Add the script name to run_skill_allowlist if needed.
Trigger the skill and confirm the script runs.

4. Test vector retrieval (selection)

When skills_use_vector_search: true:

Send a query that clearly matches one or two skills (e.g. “write a LinkedIn post”, “summarize this”, “check the weather”).
In logs, confirm:
[skills] retrieved N skill(s) by vector search
[skills] selected: <folder1>, <folder2>, ...
The listed folders should be the ones you expect for that query. If not, adjust skills_similarity_threshold or improve skill names/descriptions in SKILL.md.

Why RAG might not select a skill: (1) Threshold too high — similarity below skills_similarity_threshold (e.g. 0.5) is dropped; cross-lingual or short queries often score lower → lower to 0.3 or 0.0 or use force-include. (2) Skill text too generic — add keywords: "..." in SKILL.md frontmatter (e.g. English + Chinese) so the embedded text matches more queries; restart to re-sync. (3) Store empty/stale — restart with skills_refresh_on_startup: true; check for embedding errors at startup. (4) Embedder down — query isn’t embedded, so search returns nothing.

When vector search is off (skills_use_vector_search: false):

All skills are loaded from disk (no cap).
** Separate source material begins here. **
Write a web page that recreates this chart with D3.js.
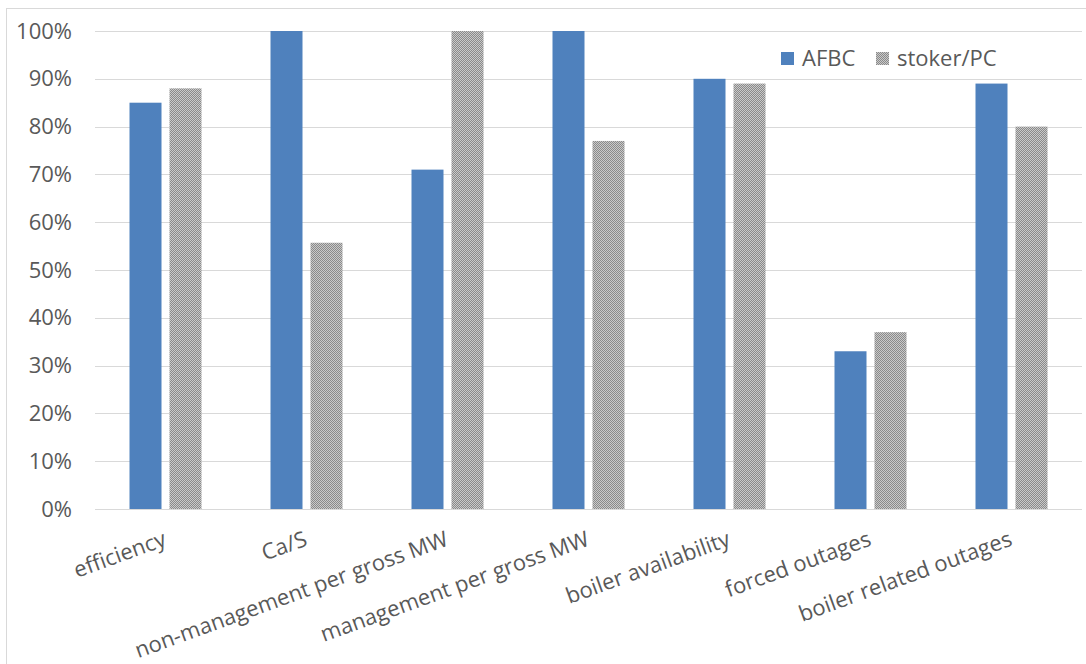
<!DOCTYPE html>
<html>
<head>
<meta charset="utf-8">
<script src="https://cdn.jsdelivr.net/npm/d3@7"></script>
<style>
  html, body { margin: 0; padding: 0; background: #fff; }
  svg { display: block; font-family: "Open Sans", "Noto Sans", sans-serif; }
</style>
</head>
<body>
<svg id="chart" width="1086" height="664"></svg>
<script>
// Relative comparison of AFBC vs stoker/PC boilers
const categories = [
  "efficiency",
  "Ca/S",
  "non-management per gross MW",
  "management per gross MW",
  "boiler availability",
  "forced outages",
  "boiler related outages"
];
const seriesNames = ["AFBC", "stoker/PC"];
const afbcValues = [85, 100, 71, 100, 90, 33, 89];
const stokerValues = [88, 55.7, 100, 77, 89, 37, 80];
const yTicks = [0, 10, 20, 30, 40, 50, 60, 70, 80, 90, 100];

const W = 1086, H = 664;
const plot = { left: 95, right: 1082, top: 31, bottom: 509 };
const FONT = "22px";

const svg = d3.select("#chart");

// hatched fill for the stoker/PC series
const defs = svg.append("defs");
const pat = defs.append("pattern")
  .attr("id", "checker")
  .attr("patternUnits", "userSpaceOnUse")
  .attr("width", 2).attr("height", 2);
pat.append("rect").attr("width", 2).attr("height", 2).attr("fill", "#c9c9c9");
pat.append("rect").attr("width", 1).attr("height", 1).attr("fill", "#8a8a8a");
pat.append("rect").attr("x", 1).attr("y", 1).attr("width", 1).attr("height", 1).attr("fill", "#8a8a8a");

const fills = { "AFBC": "#4F81BD", "stoker/PC": "url(#checker)" };

// chart frame
svg.append("rect")
  .attr("x", 6.5).attr("y", 8.5)
  .attr("width", W + 10).attr("height", H + 10)
  .attr("fill", "none").attr("stroke", "#d9d9d9");

const x0 = d3.scaleBand().domain(categories).range([plot.left, plot.right]).padding(0);
const x1 = d3.scaleBand().domain(seriesNames).range([0, x0.bandwidth()])
  .paddingInner(0.2).paddingOuter(0.8625);
const y = d3.scaleLinear().domain([0, 100]).range([plot.bottom, plot.top]);

// gridlines
svg.append("g")
  .selectAll("line")
  .data(yTicks)
  .join("line")
  .attr("x1", plot.left).attr("x2", plot.right)
  .attr("y1", d => Math.round(y(d)) + 0.5).attr("y2", d => Math.round(y(d)) + 0.5)
  .attr("stroke", "#d9d9d9").attr("stroke-width", 1);

// y axis labels
const yAxis = d3.axisLeft(y).tickValues(yTicks).tickFormat(d => d + "%").tickSize(0).tickPadding(0);
const yg = svg.append("g").attr("transform", `translate(72,0)`).call(yAxis);
yg.select(".domain").remove();
yg.selectAll("text")
  .attr("fill", "#595959")
  .style("font-size", FONT)
  .style("font-family", "'Open Sans', sans-serif");

// bars
const rows = categories.map((c, i) => ({ cat: c, vals: [
  { key: "AFBC", v: afbcValues[i] },
  { key: "stoker/PC", v: stokerValues[i] }
]}));

svg.append("g")
  .selectAll("g")
  .data(rows)
  .join("g")
  .attr("transform", d => `translate(${x0(d.cat)},0)`)
  .selectAll("rect")
  .data(d => d.vals)
  .join("rect")
  .attr("x", d => x1(d.key))
  .attr("width", x1.bandwidth())
  .attr("y", d => y(d.v))
  .attr("height", d => y(0) - y(d.v))
  .attr("fill", d => fills[d.key]);

// x axis line
svg.append("line")
  .attr("x1", plot.left).attr("x2", plot.right)
  .attr("y1", plot.bottom + 0.5).attr("y2", plot.bottom + 0.5)
  .attr("stroke", "#d9d9d9");

// rotated category labels
const xAxis = d3.axisBottom(x0).tickSize(0).tickPadding(0);
const xg = svg.append("g").attr("transform", `translate(0,${plot.bottom})`).call(xAxis);
xg.select(".domain").remove();
xg.selectAll(".tick text")
  .attr("y", 0).attr("dy", 0)
  .attr("text-anchor", "end")
  .attr("transform", "translate(2,36) rotate(-20)")
  .attr("fill", "#595959")
  .style("font-size", FONT)
  .style("font-family", "'Open Sans', sans-serif");

// legend
const legend = svg.append("g");
const legendItems = [
  { key: "AFBC", x: 781 },
  { key: "stoker/PC", x: 876 }
];
const li = legend.selectAll("g").data(legendItems).join("g")
  .attr("transform", d => `translate(${d.x},52)`);
li.append("rect").attr("width", 13).attr("height", 13).attr("fill", d => fills[d.key]);
li.append("text")
  .attr("x", 21).attr("y", 14)
  .attr("fill", "#595959")
  .style("font-size", FONT)
  .text(d => d.key);
</script>
</body>
</html>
Check [skills] included all N skill(s) (skills_use_vector_search=false) and [skills] selected: ....

5. Test run_skill allowlist (if used)

If tools.run_skill_allowlist is set (e.g. ["main.py", "index.js"]):

Call run_skill with a script in the allowlist → should run.
Call run_skill with a script not in the allowlist → should get “Error: script 'X' is not in run_skill_allowlist”.

6. Optional: clear vector store (for testing)

To force a clean re-sync or debug retrieval:

Clear skills only:
POST /api/skills/clear-vector-store
(requires Core to be running; next startup with skills_refresh_on_startup: true will re-sync.)
Clear skills and unregister plugins:
POST /api/testing/clear-all

Then restart Core so skills are re-registered.

7. Quick checklist summary

Step	Action
1	Set `use_skills: true`, `skills_dir`, and (recommended) `skills_use_vector_search: true`, `skills_refresh_on_startup: true`.
2	Restart Core; confirm log: `[skills] synced N skill(s) to vector store`.
3	Send a query that matches a skill; confirm `[skills] selected: ...` includes the right folders.
4	For instruction-only skills: confirm the model follows the skill’s instructions.
5	For script skills: confirm `run_skill(skill_name, script, args)` runs (Python/Node/shell as appropriate).
6	If scripts are restricted: set `run_skill_allowlist` and test allowed vs disallowed script names.

Full reference: docs_design/SkillsGuide.md (§4 How to test skills, §5 Config reference).